The bye week won't erase the Lions 1-6 record; however, it offers a fresh start to a team trying to change a losing culture. If the Lions had entered the season as Super Bowl contenders this record would be an outrage, but they didn't. They entered the season as a young team, who hadn't won more than six games since 2000, trying to learn new systems on both sides of the ball. With that said, many people are still disappointed and are embracing the bye, including head coach Rod Marinelli.
"I couldn't think wins and losses, but I really believed we'd be a little bit better than where we are in terms of wins and losses -- I was counting on that," Marinelli said in a Booth Newspapers report. "I'm very positive and upbeat on those types of things and I think we're better. We've got to play better and, hopefully, this bye week will help us and freshen us up a little bit and then get ready to go on to the second half of the season."

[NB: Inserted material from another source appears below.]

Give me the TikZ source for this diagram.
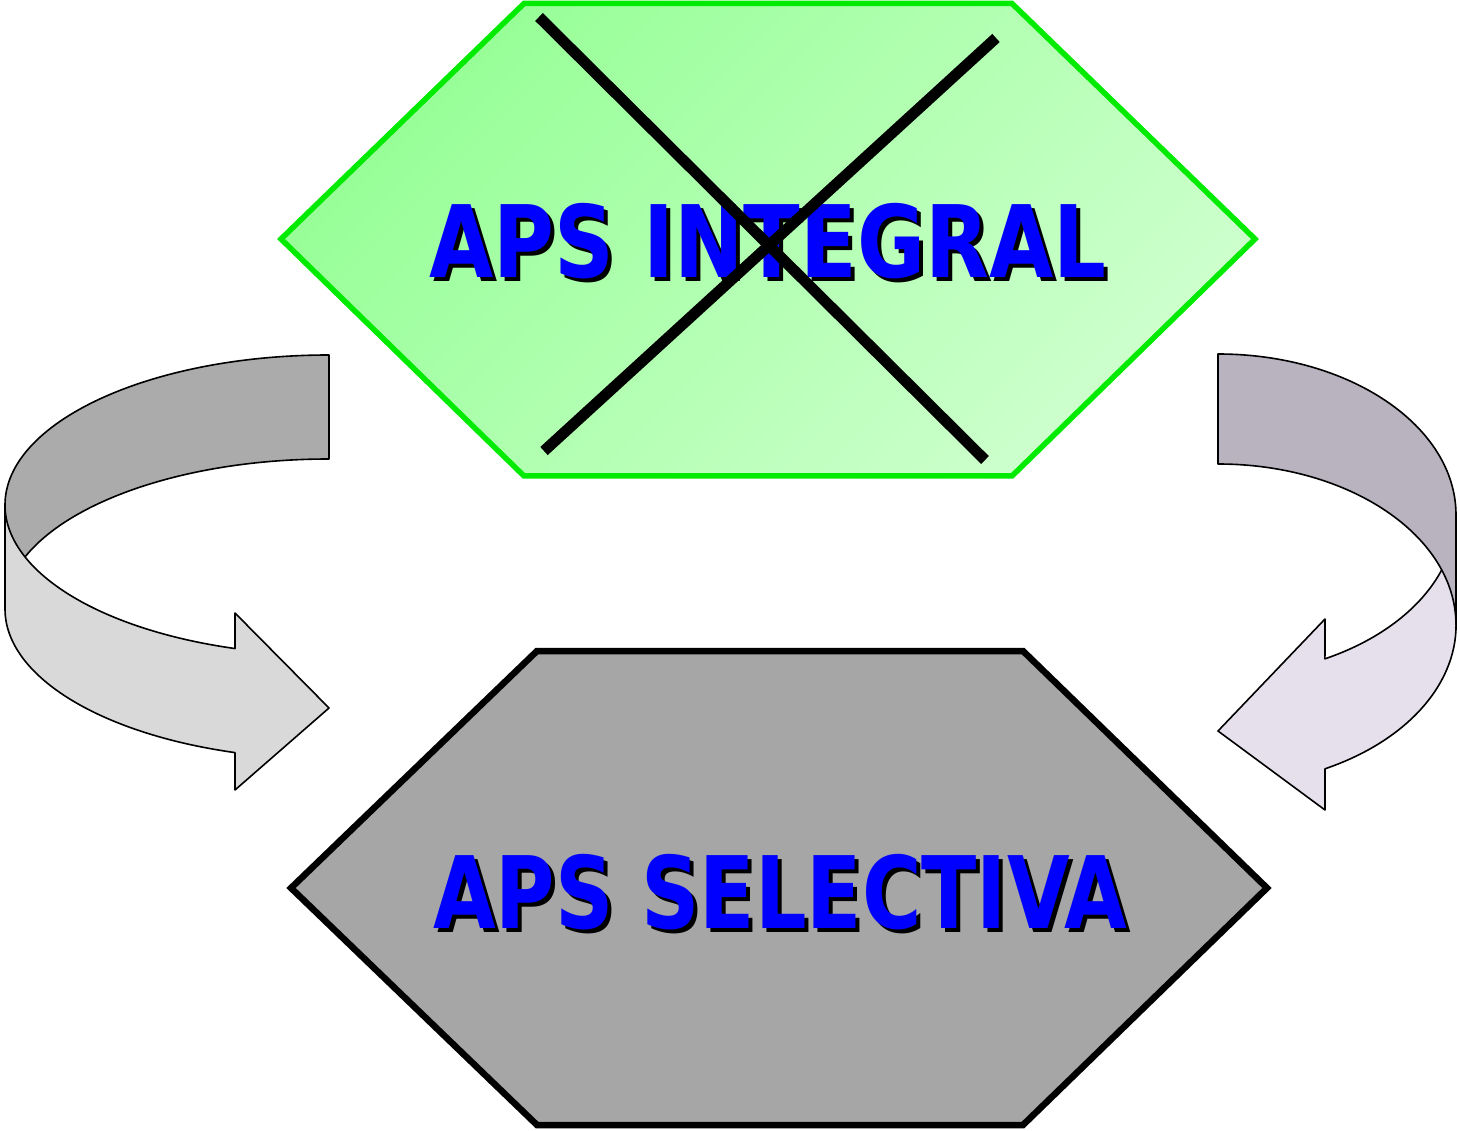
\documentclass[tikz,border=0pt]{standalone}
\usepackage{fontspec}
\newfontfamily\apsfont{DejaVu Sans}
\definecolor{hexgreen}{RGB}{0,235,0}
\definecolor{gA}{RGB}{150,255,150}
\definecolor{gB}{RGB}{206,255,206}
\definecolor{hexgray}{RGB}{166,166,166}
\definecolor{ldark}{RGB}{171,171,171}
\definecolor{llight}{RGB}{217,217,217}
\definecolor{rdark}{RGB}{184,179,191}
\definecolor{rlight}{RGB}{230,224,236}
\definecolor{txtblue}{RGB}{0,0,255}
\begin{document}
\begin{tikzpicture}[x=1pt,y=1pt,
  txt/.style={anchor=base,inner sep=0pt,xscale=0.83,
    font=\apsfont\bfseries\fontsize{100}{100}\selectfont},
  narrowtxt/.style={txt,xscale=0.976},
  ribbon/.style={draw=black,line width=1.6pt,line join=round},
  crossline/.style={draw=black,line width=11pt,line cap=butt}]
\useasboundingbox (0,0) rectangle (1460,-1131);
% top hexagon
\path[top color=gA,bottom color=gB,shading angle=45]
  (281,-239) -- (524,-3.5) -- (1012,-3.5) -- (1255,-239) -- (1012,-476) -- (524,-476) -- cycle;
\draw[hexgreen,line width=5.5pt,line join=miter]
  (281,-239) -- (524,-3.5) -- (1012,-3.5) -- (1255,-239) -- (1012,-476) -- (524,-476) -- cycle;
% bottom hexagon
\draw[fill=hexgray,draw=black,line width=6.5pt,line join=miter]
  (291,-888) -- (537,-651) -- (1023,-651) -- (1267,-888) -- (1023,-1125) -- (537,-1125) -- cycle;
% left ribbon arrow
\path[ribbon,fill=ldark] (329,-355)
  arc[start angle=90,end angle=180,x radius=324,y radius=150]
  -- (5,-609)
  arc[start angle=180,end angle=90,x radius=324,y radius=150] -- cycle;
\path[ribbon,fill=llight] (5,-505)
  arc[start angle=180,end angle=253.13,x radius=324,y radius=150]
  -- (235,-613) -- (329,-708) -- (235,-790) -- (235,-752.6)
  arc[start angle=253.13,end angle=180,x radius=324,y radius=150] -- cycle;
% right ribbon arrow
\path[ribbon,fill=rlight] (1456,-515)
  arc[start angle=0,end angle=-63.3,x radius=238,y radius=161]
  -- (1325,-619) -- (1218,-731) -- (1325,-810) -- (1325,-768.8)
  arc[start angle=-63.3,end angle=0,x radius=238,y radius=161] -- cycle;
\path[ribbon,fill=rdark] (1218,-354)
  arc[start angle=90,end angle=0,x radius=238,y radius=161]
  -- (1456,-625)
  arc[start angle=0,end angle=90,x radius=238,y radius=161] -- cycle;
% texts
\node[txt,text=black] (integralshadow) at (772,-282) {APS INTEGRAL};
\node[txt,text=txtblue] (integral) at (768,-278) {APS INTEGRAL};
\node[narrowtxt,text=black] (selectivashadow) at (784,-932) {APS SELECTIVA};
\node[narrowtxt,text=txtblue] (selectiva) at (780,-928) {APS SELECTIVA};
% cross
\draw[crossline] (539,-17) -- (985,-460);
\draw[crossline] (996,-38) -- (544,-451);
\end{tikzpicture}
\end{document}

The opportunity to "freshen up" couldn't have come at a better time for the Lions, who have lost 23 player games to injury so far this season. Some key players have returned to practice and others are expected back soon.
"Injury wise I think we're fine," said Marinelli after Wednesday's practice. "We should be getting a few guys back this week. (Tackle Rex) Tucker, (Guard Ross) Verba was running around a lot today; (linebacker) Teddy (Lehman) was running around good today. We got a lot of running in, just a lot of teaching. We're trying to get a lot of corrections and move forward."
When the Lions do move forward with their season they are expected to have some key players back in the lineup. Lehman, possibly the most missed, is one of them.
Said Marinelli on Lehman: "Yeah he's been out working out good today and so we're getting him ready to go and Monday we're going to be able to get ourselves in full pads. All these guys should be fairly healthy and we should start to be able to get some good quality work in. (Teddy) needs to get into pads; he hasn't been in them in so long."
Lehman's return will do more than aid a defense that is currently ranked 25 in the league; it will also help a special team's unit that is struggling. The more healthy linebackers playing means the less snaps certain players have to play, which keeps them fresh for special teams.
"One thing I'm really excited about is it's really going to upgrade our kicking (coverage) too," said Marinelli. "We have fresher guys, more guys in to our kicking game and these guys won't have to take quite as many snaps. (Linebacker) Alex (Lewis) back up and you get Teddy (Lehman) in the rotation and (linebacker) Paris (Lenon), (linebacker) Boss (Bailey) and Ernie (Sims). That part I'm really excited about."
The season may have gotten off to a horrid start; however, it is not over. The playoffs are likely out of reach, but a strong finish could do wonders for the team's future. The bye week will give them the opportunity to fix some of their problems and help them get healthy -– both of which will be essential if they hope to finish strong.
Marinelli experienced a similar situation when he became the defensive line coach for the Tampa Bay Buccaneers in 1996.
It was head coach Tony Dungy's first year with the team, a team that hadn't had a winning season in 14 years. As Dungy installed the "Tampa two" defensive system (the same one Marinelli is installing in Detroit), the defense struggled. The team lost their first five games and was 1-6 at one point in time (sound familiar?). By the time Week 10 came, the Buccaneers were 1-8 and all seemed hopeless. However, the Buccaneers went on to win five of their last seven games and won 10 games the following season. Actually, they made it to 2003 before they suffered through another losing season, winning one Super Bowl during that time.